Mr. Kissner was also appointed, effective as of the next meeting of each such committee, to the Audit Committee of the Board, replacing P. Michael Farmwald, Ph.D., and was appointed as an additional member of the Corporate Governance and Nominating Committees of the Board.
After giving effect to the changes to be effective to the committees of the Board reflected above, the composition of the committees will be as follows:
Audit Committee: Eric Stang (Chair), J. Thomas Bentley and Charles Kissner
Compensation Committee: Penelope A. Herscher (Chair), David Shrigley and Abraham Sofaer
Corporate Governance/Nominating Committee: Dr. Sunlin Chou (Chair), Charles Kissner, David Shrigley and Abraham Sofaer
Attached to this Form 8-K is a press release regarding the appointment of Mr. Kissner as a Director of the Company.
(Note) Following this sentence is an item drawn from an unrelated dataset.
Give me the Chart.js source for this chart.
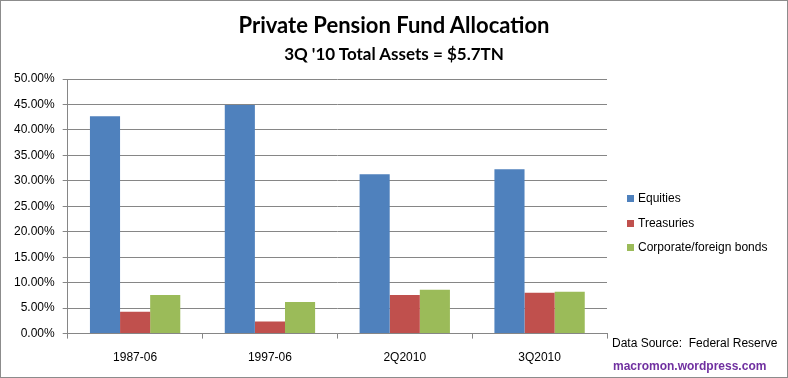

The information in the press release attached hereto shall not be deemed "filed" for purposes of Section 18 of the Securities Exchange Act of 1934, as amended (the "Exchange Act") or otherwise subject to the liabilities of that section, nor shall it be deemed incorporated by reference in any filing under the Securities Act of 1933, as amended, or the Exchange Act.
(d) Exhibits.
99.1 Press release, dated July 30, 2012.